Last week I viewed for a second time the 2000 remake of the original 1964 Fail Safe film made by Sydney Lumet. The black and white tones of the remake helped its impact as well as its focus on 3 basic locations - the control room where representative of the industrial complex strutted, Harvey Keitel and a Dr Strangelove lookalike initially disputed and the miscommunications drama played out; President Richard Dreyfuss and an interpreter made telephone contact with their Russian counterparts; and the cockpit of George Clooney’s plane as he zeroed in on Moscow. 
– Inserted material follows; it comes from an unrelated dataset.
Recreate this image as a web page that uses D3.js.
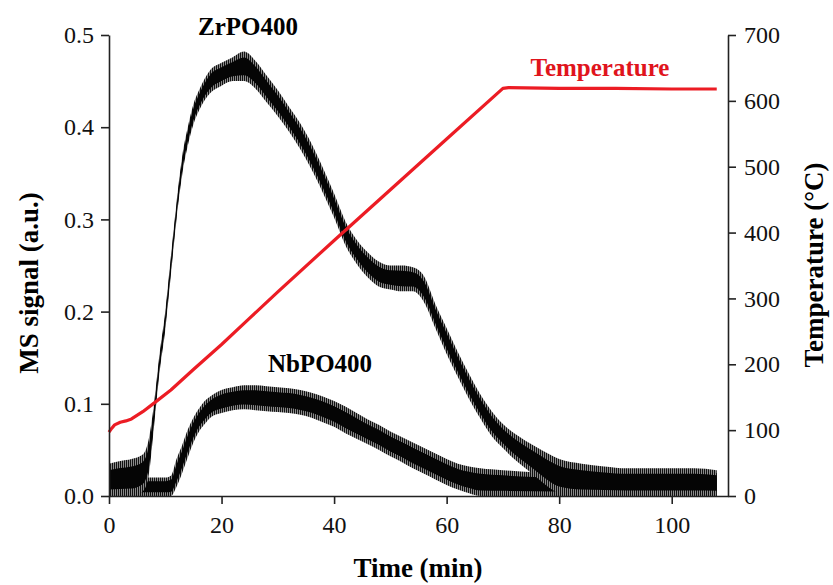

An article in today’s Guardian about a journalist’s experience with a nuclear attack simulation is a powerful read  

I could kill up to 45 million if I chose the more comprehensive of the alternatives laid out on three pieces of paper, but it was hard to focus on the details because there were people shouting at me through my earpiece and from the screens in front of me. 

I was experiencing what a US president would have to do in the event of a nuclear crisis: make a decision that would end many millions of lives – and quite possibly life on the planet – with incomplete information and in less than 15 minutes.

In the real world, I was in a meeting room in a Washington hotel, but with virtual reality goggles strapped on. I was sitting behind the president’s desk in the Oval Office. The television news was on and there was a report about Russian troop movements, but the volume was muted and someone was telling me the national security adviser was running late aimed at our meeting.

 It took me back to the mid 1980s when I sponsored a public showing of a famous documentary The War Game by Peter Watkins which had been banned for 20 years – and when we expected the police to move in at any moment. Google tells me that in Sept 1984 a documentary called Threads was aired on BBC – but I have no recollection of that one. 

The American military is completely out of control – with its political class giving it $25 billion more than it actually asked for. Even Scientific American is arguing that this has to stop.